For the 43-year-old, it is not just about getting a breather from that samey feel arising from default confinement to the studio as a mere production outlet. The real deal is that he has found a way around a potentially incapacitating over-reliance on galleries and art dealers, which could rob him of some social and economic acumen. Now, he no longer has to cede the prerogative of the primary sales of his works to either of them as collaborating partners, albeit under mutually beneficial agreements. Nor does he have to depend on anyone else to display his works.
“Fashioning my studio to include a display space is intended to mitigate some of these challenges for my works and open a conducive environment for artist/public exchange. It also serves to expand on already existing art galleries and studios in the nation’s capital city, which is growing but remains largely inadequate in accommodating the increasing number of artists and expanding their outreach.”
It is also from this space that his ancillary venture, Artstier Company Limited, operates. Through the latter’s website, direct viewing and purchases of the artists’ paintings can be initiated. It was also conceived to periodically host programmes and exchanges for the federal capital city’s growing art community. “The long-term goal is to achieve international repute working from Nigeria and setting the pace about what is creatively possible, even within struggling economies,” the 43-year-old adds.
Indeed, working as a visual artist from Nigeria – particularly from Abuja – does have more than its fair share of flip sides. But nothing beats the bittersweetness of living a lifelong passion. From being encouraged to draw and sketch, as a five-year-old, by his dad, who was a professor of English at the University of Nigeria, Nsukka, he eventually studied fine and applied arts at the university.
He had no sooner completed the one-year mandatory National Youth Service Corps programme, which saw him serving in the Nassarawa State capital Lafia, than he rushed headlong into full-time studio practice, first living and practising in Lagos before relocating to Abuja.
Meanwhile, the predisposition to scour beneath the obvious in the quest for unique interpretations of his daily life experiences has always primed him for productive art practice. Thus, he found himself working on diverse themes over his almost two decades of studio practice. And the themes, which were at the same time socio-anthropological and political, have helped fine-tune his artistic credo.
Meanwhile, the evolution of his style, which began natural representation, was accelerated by his exposure to the influences of other artists and their works. Working with oil, acrylic – and sometimes, with watercolour and pastels, he seems to have found his comfort zone in a stylised version he calls “abstract expressionism”.
As for the business side of his practice, Nwaegbe has not done badly for himself even when he says that it has been challenging. Indeed, not many artists of his generation seem to have enjoyed a narrative arc as fulfilling as his.
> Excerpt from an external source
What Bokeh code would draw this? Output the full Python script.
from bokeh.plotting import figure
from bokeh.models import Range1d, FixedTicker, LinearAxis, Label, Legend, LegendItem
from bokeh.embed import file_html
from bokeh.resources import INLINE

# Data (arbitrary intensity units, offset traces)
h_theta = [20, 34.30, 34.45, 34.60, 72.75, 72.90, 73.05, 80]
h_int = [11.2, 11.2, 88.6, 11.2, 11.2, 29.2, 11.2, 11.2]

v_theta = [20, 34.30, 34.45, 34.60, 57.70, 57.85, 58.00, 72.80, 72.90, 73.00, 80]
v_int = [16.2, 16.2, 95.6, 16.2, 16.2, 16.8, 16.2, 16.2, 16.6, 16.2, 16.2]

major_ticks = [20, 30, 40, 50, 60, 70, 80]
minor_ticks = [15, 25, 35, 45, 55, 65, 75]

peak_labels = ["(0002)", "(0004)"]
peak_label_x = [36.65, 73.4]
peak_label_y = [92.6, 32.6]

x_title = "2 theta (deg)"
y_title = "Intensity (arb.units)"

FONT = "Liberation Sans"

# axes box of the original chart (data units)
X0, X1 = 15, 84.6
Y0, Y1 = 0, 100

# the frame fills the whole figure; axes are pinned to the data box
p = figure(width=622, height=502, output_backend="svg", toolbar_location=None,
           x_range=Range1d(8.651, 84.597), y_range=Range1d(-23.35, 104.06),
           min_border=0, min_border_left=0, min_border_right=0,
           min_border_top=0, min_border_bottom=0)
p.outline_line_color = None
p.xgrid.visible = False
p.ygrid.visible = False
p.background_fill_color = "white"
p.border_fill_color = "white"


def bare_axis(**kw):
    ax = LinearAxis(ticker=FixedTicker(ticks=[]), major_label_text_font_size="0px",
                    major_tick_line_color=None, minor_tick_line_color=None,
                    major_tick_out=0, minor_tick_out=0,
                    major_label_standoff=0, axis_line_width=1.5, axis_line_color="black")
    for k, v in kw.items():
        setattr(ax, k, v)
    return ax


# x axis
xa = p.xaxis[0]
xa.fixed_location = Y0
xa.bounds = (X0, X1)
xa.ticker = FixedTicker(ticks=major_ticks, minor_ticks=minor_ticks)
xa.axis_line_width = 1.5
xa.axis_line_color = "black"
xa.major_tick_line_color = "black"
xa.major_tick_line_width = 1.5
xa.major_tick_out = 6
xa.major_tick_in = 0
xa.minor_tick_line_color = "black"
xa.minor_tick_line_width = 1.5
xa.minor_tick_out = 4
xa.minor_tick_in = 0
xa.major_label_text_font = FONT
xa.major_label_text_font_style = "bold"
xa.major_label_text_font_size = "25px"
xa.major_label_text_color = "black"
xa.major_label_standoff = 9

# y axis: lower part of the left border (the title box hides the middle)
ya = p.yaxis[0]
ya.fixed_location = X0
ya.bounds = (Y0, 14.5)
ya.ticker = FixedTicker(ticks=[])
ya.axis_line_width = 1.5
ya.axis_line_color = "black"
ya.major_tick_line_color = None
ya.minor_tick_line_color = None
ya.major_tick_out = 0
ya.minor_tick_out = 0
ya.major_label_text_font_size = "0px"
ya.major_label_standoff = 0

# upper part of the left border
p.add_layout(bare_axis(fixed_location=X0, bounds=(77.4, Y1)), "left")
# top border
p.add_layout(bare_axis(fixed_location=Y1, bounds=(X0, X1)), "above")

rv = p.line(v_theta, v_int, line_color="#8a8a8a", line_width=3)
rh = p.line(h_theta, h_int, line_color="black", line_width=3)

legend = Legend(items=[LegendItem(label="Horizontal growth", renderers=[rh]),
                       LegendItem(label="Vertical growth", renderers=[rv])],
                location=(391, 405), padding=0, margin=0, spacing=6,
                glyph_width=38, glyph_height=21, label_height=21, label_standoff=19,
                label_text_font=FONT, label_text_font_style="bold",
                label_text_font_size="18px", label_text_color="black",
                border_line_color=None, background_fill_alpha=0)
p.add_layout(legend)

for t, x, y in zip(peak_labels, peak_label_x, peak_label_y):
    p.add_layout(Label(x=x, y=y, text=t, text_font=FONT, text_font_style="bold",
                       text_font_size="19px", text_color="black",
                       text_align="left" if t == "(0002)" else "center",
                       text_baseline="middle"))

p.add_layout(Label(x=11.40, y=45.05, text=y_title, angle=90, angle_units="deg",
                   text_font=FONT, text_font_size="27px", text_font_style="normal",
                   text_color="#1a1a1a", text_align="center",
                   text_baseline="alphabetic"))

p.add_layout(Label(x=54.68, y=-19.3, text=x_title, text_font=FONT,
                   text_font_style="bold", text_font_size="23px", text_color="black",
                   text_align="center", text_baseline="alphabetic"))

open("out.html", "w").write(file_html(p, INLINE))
Besides, his works have been well received during his exhibitions – which includes the joint show he held last year with another artist from Thursday, December 3 to Saturday, December 12 at the Dolapo Obat Gallery in Habiba Plaza, along Osun Crescent in the upscale Maitama district – and his brief stay in Ghana.
Artists, he believes, should be their first gatekeepers – “critical voice,” he calls it – before showing their works to the public. “The standard with which artists operate determines a lot what the galleries can present,” he argues. “If the artist operates a low and mediocre production and presentation, the possibilities are high that the gallery will do same unwittingly. So, the first person to set the pace on standards is the artist or art studio.”
Amidst all this, he considers his social life as tangential to his studio practice. A “two-way traffic”, as he once described it, he would rather first define his goals and focus before adapting his available time to a social circle. “My journey in this regard has me keeping smaller circles as I grow older to devote the maximum time I require for my work.”
So, back to the workspace at Catherine’s Court, it is the artist’s latest endeavour to make his art more accessible to the public.